··· Given data ···

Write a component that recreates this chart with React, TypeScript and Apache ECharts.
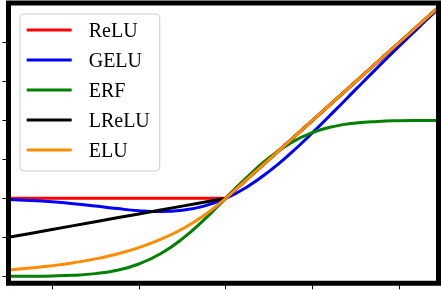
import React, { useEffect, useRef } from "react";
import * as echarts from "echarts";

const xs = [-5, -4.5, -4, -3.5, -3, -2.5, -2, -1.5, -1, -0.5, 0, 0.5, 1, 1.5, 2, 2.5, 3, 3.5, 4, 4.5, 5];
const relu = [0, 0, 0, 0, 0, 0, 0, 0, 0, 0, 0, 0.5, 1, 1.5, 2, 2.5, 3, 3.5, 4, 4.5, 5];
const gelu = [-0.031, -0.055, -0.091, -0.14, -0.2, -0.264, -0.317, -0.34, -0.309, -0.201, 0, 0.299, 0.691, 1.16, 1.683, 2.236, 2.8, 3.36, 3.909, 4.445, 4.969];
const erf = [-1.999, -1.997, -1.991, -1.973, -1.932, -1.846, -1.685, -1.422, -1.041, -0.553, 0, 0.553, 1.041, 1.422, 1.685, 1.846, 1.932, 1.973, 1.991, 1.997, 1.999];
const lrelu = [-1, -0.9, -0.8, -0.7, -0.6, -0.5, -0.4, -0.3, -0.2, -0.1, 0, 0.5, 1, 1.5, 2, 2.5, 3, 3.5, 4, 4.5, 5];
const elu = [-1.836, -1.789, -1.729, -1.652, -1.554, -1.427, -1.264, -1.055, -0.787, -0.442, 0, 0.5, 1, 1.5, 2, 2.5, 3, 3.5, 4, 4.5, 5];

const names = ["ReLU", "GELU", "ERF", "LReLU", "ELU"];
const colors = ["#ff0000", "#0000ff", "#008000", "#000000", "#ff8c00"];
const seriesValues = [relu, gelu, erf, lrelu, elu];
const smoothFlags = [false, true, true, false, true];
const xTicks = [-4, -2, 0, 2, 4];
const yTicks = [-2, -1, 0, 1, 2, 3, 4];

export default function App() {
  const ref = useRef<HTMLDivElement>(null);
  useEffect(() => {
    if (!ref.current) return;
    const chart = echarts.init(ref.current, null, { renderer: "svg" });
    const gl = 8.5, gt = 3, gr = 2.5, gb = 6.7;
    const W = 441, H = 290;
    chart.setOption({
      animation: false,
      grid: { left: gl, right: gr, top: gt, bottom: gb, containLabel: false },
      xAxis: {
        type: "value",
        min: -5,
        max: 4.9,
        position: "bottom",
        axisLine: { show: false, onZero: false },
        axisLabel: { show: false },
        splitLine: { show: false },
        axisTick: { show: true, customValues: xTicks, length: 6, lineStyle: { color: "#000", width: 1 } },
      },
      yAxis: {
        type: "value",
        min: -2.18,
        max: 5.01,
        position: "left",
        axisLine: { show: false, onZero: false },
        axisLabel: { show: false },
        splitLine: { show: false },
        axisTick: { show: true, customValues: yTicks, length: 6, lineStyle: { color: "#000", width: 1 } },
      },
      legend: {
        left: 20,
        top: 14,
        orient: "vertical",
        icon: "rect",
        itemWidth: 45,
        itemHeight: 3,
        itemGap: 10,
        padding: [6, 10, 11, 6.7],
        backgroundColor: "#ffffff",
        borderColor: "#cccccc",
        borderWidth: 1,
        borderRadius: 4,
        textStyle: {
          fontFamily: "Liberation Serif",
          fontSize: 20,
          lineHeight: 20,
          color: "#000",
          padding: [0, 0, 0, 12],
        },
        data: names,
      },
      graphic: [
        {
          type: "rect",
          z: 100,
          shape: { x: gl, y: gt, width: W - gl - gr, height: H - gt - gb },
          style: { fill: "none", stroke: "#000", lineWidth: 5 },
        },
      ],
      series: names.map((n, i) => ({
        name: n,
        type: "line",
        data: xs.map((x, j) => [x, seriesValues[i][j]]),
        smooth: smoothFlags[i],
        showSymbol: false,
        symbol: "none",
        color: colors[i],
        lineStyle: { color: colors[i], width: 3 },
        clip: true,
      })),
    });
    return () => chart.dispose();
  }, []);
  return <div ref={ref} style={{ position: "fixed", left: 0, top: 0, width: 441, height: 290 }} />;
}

···

▶ [Set task]
From the top of the listing above, repeat each line exactly until you reach the line containing "const yTicks = [-2, -1, 0, 1, 2, 3, 4];", and repeat that one too. Leave the pictures out.

▶ [Task response]
Write a component that recreates this chart with React, TypeScript and Apache ECharts.
import React, { useEffect, useRef } from "react";
import * as echarts from "echarts";

const xs = [-5, -4.5, -4, -3.5, -3, -2.5, -2, -1.5, -1, -0.5, 0, 0.5, 1, 1.5, 2, 2.5, 3, 3.5, 4, 4.5, 5];
const relu = [0, 0, 0, 0, 0, 0, 0, 0, 0, 0, 0, 0.5, 1, 1.5, 2, 2.5, 3, 3.5, 4, 4.5, 5];
const gelu = [-0.031, -0.055, -0.091, -0.14, -0.2, -0.264, -0.317, -0.34, -0.309, -0.201, 0, 0.299, 0.691, 1.16, 1.683, 2.236, 2.8, 3.36, 3.909, 4.445, 4.969];
const erf = [-1.999, -1.997, -1.991, -1.973, -1.932, -1.846, -1.685, -1.422, -1.041, -0.553, 0, 0.553, 1.041, 1.422, 1.685, 1.846, 1.932, 1.973, 1.991, 1.997, 1.999];
const lrelu = [-1, -0.9, -0.8, -0.7, -0.6, -0.5, -0.4, -0.3, -0.2, -0.1, 0, 0.5, 1, 1.5, 2, 2.5, 3, 3.5, 4, 4.5, 5];
const elu = [-1.836, -1.789, -1.729, -1.652, -1.554, -1.427, -1.264, -1.055, -0.787, -0.442, 0, 0.5, 1, 1.5, 2, 2.5, 3, 3.5, 4, 4.5, 5];

const names = ["ReLU", "GELU", "ERF", "LReLU", "ELU"];
const colors = ["#ff0000", "#0000ff", "#008000", "#000000", "#ff8c00"];
const seriesValues = [relu, gelu, erf, lrelu, elu];
const smoothFlags = [false, true, true, false, true];
const xTicks = [-4, -2, 0, 2, 4];
const yTicks = [-2, -1, 0, 1, 2, 3, 4];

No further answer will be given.